Fig. 8.

A model of MUC1 processing. The model summarizes MUC1 processing pathways from a number of studies discussed in the text. Only the contribution of N-glycosylation to the variety of C-terminal forms detected when MUC1F (full length MUC1 precursor) is overexpressed in normal cells is considered in this model. N-glycosylation sites are indicated by an N on the C-terminal subunits. Within the endoplasmic reticulum (ER), MUC1F is translated as a single polypeptide which folds to a conformation inducing an autolytic cleavage within the SEA module to produce N- and C-terminal subunits (N-term and C-term). The resulting subunits remain stably associated as a heterodimer (metabolic complex) and undergo N-glycosylation. There are five potential N-glycosylation sites in human MUC1: four within the N-terminal subunit and one within the C-terminal subunit. For simplicity, only the latter site is indicated on the figure and the N-glycosylated forms of this C-terminal subunit are labeled CTF20–23 in the figure and the text. Forms of the C-terminal subunit lacking N-glycosylation are labeled CTF17 in the figure and the text.

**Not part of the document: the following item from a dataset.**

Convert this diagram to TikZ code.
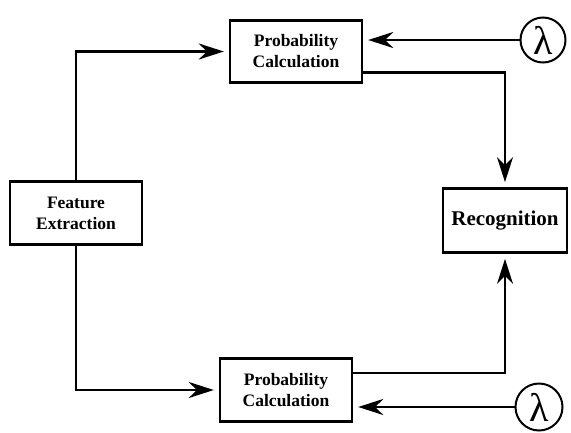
\documentclass[tikz,border=0pt]{standalone}
\usepackage{fontspec}
\setmainfont{Liberation Serif}
\usetikzlibrary{arrows.meta}

\begin{document}
\begin{tikzpicture}[x=1pt,y=-1pt,
  box/.style={draw, line width=2.4pt, align=center, font=\bfseries\fontsize{17.5}{21}\selectfont, inner sep=0pt},
  lam/.style={draw, circle, line width=2pt, inner sep=0pt, font=\fontsize{40}{40}\selectfont},
  arr/.style={line width=2.4pt, -{Stealth[length=25pt, width=16pt, inset=8pt]}, shorten >=5pt}]
\useasboundingbox (0,0) rectangle (571,432);
%% blocks
\node[box, minimum width=132pt, minimum height=63pt] (fe) at (76,213) {Feature\\Extraction};
\node[box, minimum width=132pt, minimum height=62pt] (pc1) at (296,51.5) {Probability\\Calculation};
\node[box, minimum width=132pt, minimum height=63pt] (pc2) at (286,390) {Probability\\Calculation};
\node[box, line width=2.8pt, minimum width=124pt, minimum height=64pt, font=\bfseries\fontsize{21}{24}\selectfont] (rec) at (505,220.5) {Recognition};
\node[lam, minimum size=45pt] (lam1) at (543,40) {λ};
\node[lam, minimum size=47pt] (lam2) at (539,407) {λ};
%% connectors
\draw[arr] (fe.north) |- (pc1.west); %%Top
\draw[arr] (fe.south) |- (pc2.west); %%Bottom
\draw[arr] ([yshift=-21pt]pc1.east) -| (rec.north);
\draw[arr] ([yshift=17pt]pc2.east) -| (rec.south);
\draw[arr] (lam1.west) -- (pc1.east |- lam1.west);
\draw[arr] (lam2.west) -- (pc2.east |- lam2.west);
\end{tikzpicture}
\end{document}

MUC1 heterodimers transit the Golgi complex in which extensive O-glycosylation of the tandem repeat region occurs (indicated by O – in the figure) as well as additional modification of the N-glycan (N*). The present data indicates that upon arrival at the plasma membrane, the subset of heterodimers lacking N-glycans on the C-terminal fragment are substrates for sheddases that generate CTF15. CTF15 is a substrate for γ-secretase and is cleaved within the transmembrane domain at one or more sites. The C-terminal products of γ-secretase generally were undetectable and, therefore, presumed to be rapidly degraded; however, we detected trace amounts of 8–10 kDa C-terminal fragments in our studies which presumably are the products of γ-secretase destined for rapid degradation. Heterodimers containing N-glycosylated C-terminal subunits appear to be processed by an alternate pathway, possibly involving internalization, recycling, or lysosomal degradation.